A text corpus is composed of individual documents that are stored on disk in a directory structure that also identifies document relationships. The file name of each document is a unique file ID (e.g. the MD5 hash of its contents). For example, the hobbies corpus is structured as follows:

data/hobbies
├── README.md
└── books
|   ├── 56d62a53c1808113ffb87f1f.txt
|   └── 5745a9c7c180810be6efd70b.txt
└── cinema
|   ├── 56d629b5c1808113ffb87d8f.txt
|   └── 57408e5fc180810be6e574c8.txt
└── cooking
|   ├── 56d62b25c1808113ffb8813b.txt
|   └── 573f0728c180810be6e2575c.txt
└── gaming
|   ├── 56d62654c1808113ffb87938.txt
|   └── 574585d7c180810be6ef7ffc.txt
└── sports
    ├── 56d62adec1808113ffb88054.txt
    └── 56d70f17c180810560aec345.txt

Unlike the Dataset, corpus dataset loaders do not return X and y specially prepared for machine learning. Instead, these loaders return a Corpus object, which can be used to get a more detailed view of the dataset. For example, to list the unique categories in the corpus, you would access the labels property as follows:

from yellowbrick.datasets import load_hobbies

corpus = load_hobbies()
corpus.labels

Addtionally, you can access the list of the absolute paths of each file, which allows you to read individual documents or to use scikit-learn utilties that read the documents streaming one at a time rather than loading them into memory all at once.

with open(corpus.files[8], 'r') as f:
    print(f.read())

To get the raw text data and target labels, use the data and target properties.

X, y = corpus.data, corpus.target

For more details on the other metadata properties associated with the Corpus, please refer to the API reference below. For more detail on text analytics and machine learning with scikit-learn, please refer to "Working with Text Data" in the scikit-learn documentation.

.. autoclass:: yellowbrick.datasets.base.Corpus
    :show-inheritance:
    :members:
    :inherited-members:

Local Storage

Yellowbrick datasets are stored in a compressed format in the cloud to ensure that the install process is as streamlined and lightweight as possible. When you request a dataset via the loader module, Yellowbrick checks to see if it has been downloaded already, and if not, it downloads it to your local disk.

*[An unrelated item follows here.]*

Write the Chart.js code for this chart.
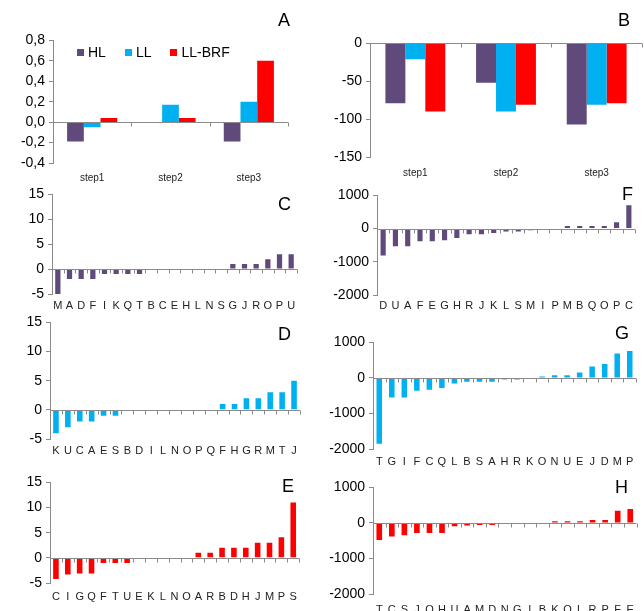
<!DOCTYPE html>
<html>
<head>
<meta charset="utf-8">
<script src="https://cdn.jsdelivr.net/npm/chart.js@4.4.1/dist/chart.umd.min.js"></script>
<style>
    body   { margin: 0; background: #fff; width: 644px; height: 611px; position: relative; overflow: hidden;
             font-family: "Liberation Sans", Arial, sans-serif; }
    .box   { position: absolute; }
    .tag   { position: absolute; font-size: 18px; line-height: 18px; color: #000; }
    .legend { position: absolute; left: 77px; top: 45px; display: flex; align-items: center;
              font-size: 14px; line-height: 14px; color: #000; }
    .legend span.sq { display: inline-block; width: 7px; height: 7px; margin-right: 4px; }
    .legend span.tx { margin-right: 19px; }
</style>
</head>
<body>
<script>
/* global Chart */

const FONT = '"Liberation Sans", Arial, sans-serif';
const AXIS = '#8a8a8a';

// ---------------------------------------------------------------------------
// Data
// ---------------------------------------------------------------------------

const seriesNames  = ['HL', 'LL', 'LL-BRF'];
const seriesColors = ['#604A7B', '#00B0F0', '#FF0000'];
const steps        = ['step1', 'step2', 'step3'];

// panel A
const aHL  = [-0.19, 0, -0.19];
const aLL  = [-0.05, 0.17, 0.2];
const aBRF = [0.04, 0.04, 0.6];

// panel B
const bHL  = [-79, -52, -107];
const bLL  = [-21, -90, -81];
const bBRF = [-90, -81, -79];

// panels C, D, E (HL, LL, LL-BRF)
const cCats = ['M','A','D','F','I','K','Q','T','B','C','E','H','L','N','S','G','J','R','O','P','U'];
const cVals = [-5, -2, -2, -2, -1, -1, -1, -1, 0, 0, 0, 0, 0, 0, 0, 1, 1, 1, 2, 3, 3];

const dCats = ['K','U','C','A','E','S','B','D','I','L','N','O','P','Q','F','H','G','R','M','T','J'];
const dVals = [-4, -3, -2, -2, -1, -1, 0, 0, 0, 0, 0, 0, 0, 0, 1, 1, 2, 2, 3, 3, 5];

const eCats = ['C','I','G','Q','F','T','U','E','K','L','N','O','A','R','B','D','H','J','M','P','S'];
const eVals = [-4.2, -3.3, -3.1, -3.1, -1, -1, -1, 0, 0, 0, 0, 0, 1, 1, 2, 2, 2, 3, 3, 4.1, 11];

// panels F, G, H
const fCats = ['D','U','A','F','E','G','H','R','J','K','L','S','M','I','P','M','B','Q','O','P','C'];
const fVals = [-810, -530, -530, -380, -380, -350, -280, -170, -170, -130, -90, -90, -50, 0, 0, 80, 80, 80, 80, 190, 700];

const gCats = ['T','G','I','F','C','Q','L','B','S','A','H','R','K','O','N','U','E','J','D','M','P'];
const gVals = [-1850, -550, -550, -360, -330, -280, -160, -110, -110, -110, -45, -45, 0, 40, 75, 75, 150, 320, 390, 690, 760];

const hCats = ['T','C','S','J','O','H','U','A','M','D','N','G','I','B','K','O','L','R','P','F','E'];
const hVals = [-480, -380, -350, -280, -280, -280, -95, -75, -55, -55, 0, 0, 0, 0, 45, 45, 45, 80, 80, 340, 390];

// ---------------------------------------------------------------------------
// Helpers
// ---------------------------------------------------------------------------

const plain = v => String(v);
const comma = v => v.toFixed(1).replace('.', ',');

function groupSets(hl, ll, brf) {
    return [hl, ll, brf].map((d, i) => ({
        label:           seriesNames[i],
        data:            d,
        backgroundColor: seriesColors[i],
        borderWidth:     0,
    }));
}

function singleSet(vals, i) {
    return [{ label: seriesNames[i], data: vals, backgroundColor: seriesColors[i], borderWidth: 0 }];
}

// zero line with small tick marks at the category boundaries (Excel style)
const zeroAxis = {
    id: 'zeroAxis',
    afterDatasetsDraw(chart) {
        const xs = chart.scales.x, ys = chart.scales.y;
        const ctx = chart.ctx;
        const y0 = Math.round(ys.getPixelForValue(0)) + 0.5;
        const n = xs.getLabels().length;
        ctx.save();
        ctx.strokeStyle = AXIS;
        ctx.lineWidth = 1;
        ctx.beginPath();
        ctx.moveTo(xs.left, y0);
        ctx.lineTo(xs.right, y0);
        for (let i = 0; i <= n; i++) {
            const px = Math.round(xs.getPixelForValue(i - 0.5)) + 0.5;
            ctx.moveTo(px, y0);
            ctx.lineTo(px, y0 + 4);
        }
        ctx.stroke();
        ctx.restore();
    },
};

function makePanel(p) {
    const yW = 50, pt = 12, pr = 4, xH = 26;
    const [L, T, R, B] = p.plot;
    const box = document.createElement('div');
    box.className = 'box';
    const cx = L - yW, cy = T - pt;
    box.style.left   = cx + 'px';
    box.style.top    = cy + 'px';
    box.style.width  = (R + pr - cx) + 'px';
    box.style.height = (B + xH - cy) + 'px';
    const cv = document.createElement('canvas');
    box.appendChild(cv);
    document.body.appendChild(box);

    new Chart(cv, {
        type: 'bar',
        data: { labels: p.cats, datasets: p.sets },
        plugins: [zeroAxis],
        options: {
            responsive:          true,
            maintainAspectRatio: false,
            animation:           false,
            layout:  { padding: { top: pt, right: pr, left: 0, bottom: 0 } },
            plugins: { legend: { display: false }, tooltip: { enabled: false } },
            datasets: { bar: { categoryPercentage: p.catPct, barPercentage: p.barPct } },
            scales: {
                x: {
                    offset: true,
                    grid:   { display: false, drawTicks: false },
                    border: { display: false },
                    ticks:  { color: '#222', font: { family: FONT, size: p.labelSize },
                              padding: p.labelPad, maxRotation: 0, autoSkip: false },
                    afterFit: s => { s.height = xH; },
                },
                y: {
                    min: p.min,
                    max: p.max,
                    ticks:  { stepSize: p.step, color: '#000', font: { family: FONT, size: 14 },
                              padding: 4, callback: p.fmt },
                    grid:   { drawOnChartArea: false, tickLength: 4, color: AXIS },
                    border: { color: AXIS },
                    afterFit: s => { s.width = yW; },
                },
            },
        },
    });
}

function addTag(text, left, top) {
    const d = document.createElement('div');
    d.className = 'tag';
    d.textContent = text;
    d.style.left = left + 'px';
    d.style.top  = top + 'px';
    document.body.appendChild(d);
}

// ---------------------------------------------------------------------------
// Panels
// ---------------------------------------------------------------------------

makePanel({ plot: [53, 40, 288, 163], cats: steps, sets: groupSets(aHL, aLL, aBRF),
            min: -0.4, max: 0.8, step: 0.2, fmt: comma, catPct: 0.64, barPct: 1, labelSize: 10, labelPad: 9 });
makePanel({ plot: [370, 43, 642, 157], cats: steps, sets: groupSets(bHL, bLL, bBRF),
            min: -150, max: 0, step: 50, fmt: plain, catPct: 0.66, barPct: 1, labelSize: 10, labelPad: 10 });

makePanel({ plot: [52, 194, 297, 294], cats: cCats, sets: singleSet(cVals, 0),
            min: -5, max: 15, step: 5, fmt: plain, catPct: 1, barPct: 0.45, labelSize: 11, labelPad: 5 });
makePanel({ plot: [377, 195, 635, 295], cats: fCats, sets: singleSet(fVals, 0),
            min: -2000, max: 1000, step: 1000, fmt: plain, catPct: 1, barPct: 0.42, labelSize: 11, labelPad: 4 });

makePanel({ plot: [50, 322, 300, 439], cats: dCats, sets: singleSet(dVals, 1),
            min: -5, max: 15, step: 5, fmt: plain, catPct: 1, barPct: 0.47, labelSize: 11, labelPad: 5 });
makePanel({ plot: [373, 342, 636, 449], cats: gCats, sets: singleSet(gVals, 1),
            min: -2000, max: 1000, step: 1000, fmt: plain, catPct: 1, barPct: 0.44, labelSize: 11, labelPad: 6 });

makePanel({ plot: [50, 482, 300, 583], cats: eCats, sets: singleSet(eVals, 2),
            min: -5, max: 15, step: 5, fmt: plain, catPct: 1, barPct: 0.47, labelSize: 11, labelPad: 7 });
makePanel({ plot: [373, 487, 639, 594], cats: hCats, sets: singleSet(hVals, 2),
            min: -2000, max: 1000, step: 1000, fmt: plain, catPct: 1, barPct: 0.45, labelSize: 11, labelPad: 9 });

// ---------------------------------------------------------------------------
// Legend (panel A) and panel letters
// ---------------------------------------------------------------------------

const legend = document.createElement('div');
legend.className = 'legend';
legend.innerHTML = seriesNames.map((n, i) =>
    `<span class="sq" style="background:${seriesColors[i]};"></span><span class="tx">${n}</span>`).join('');
document.body.appendChild(legend);

addTag('A', 278, 11);
addTag('B', 618, 11);
addTag('C', 278, 195);
addTag('F', 622, 185);
addTag('D', 278, 325);
addTag('G', 615, 324);
addTag('E', 282, 477);
addTag('H', 615, 478);
</script>
</body>
</html>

By default the dataset is stored, uncompressed, in the site-packages folder of your Python installation alongside the Yellowbrick code. This means that if you install Yellowbrick in multiple virtual environments, the datasets will be downloaded multiple times in each environment.

To cleanup downloaded datasets, you may use the download module as a command line tool. Note, however, that this will only cleanup the datasets in the yellowbrick package that is on the $PYTHON_PATH of the environment you're currently in.

$ python -m yellowbrick.download --cleanup --no-download

Alternatively, because the data is stored in the same directory as the code, you can simply pip uninstall yellowbrick to cleanup the data.

A better option may be to use a single dataset directory across all virtual environments. To specify this directory, you must set the $YELLOWBRICK_DATA environment variable, usually by adding it to your bash profile so it is exported every time you open a terminal window. This will ensure that you have only downloaded the data once.

$ export YELLOWBRICK_DATA="~/.yellowbrick"
$ python -m yellowbrick.download -f
$ ls $YELLOWBRICK_DATA

To identify the location that the Yellowbrick datasets are stored for your installation of Python/Yellowbrick, you can use the get_data_home function:

.. autofunction:: yellowbrick.datasets.path.get_data_home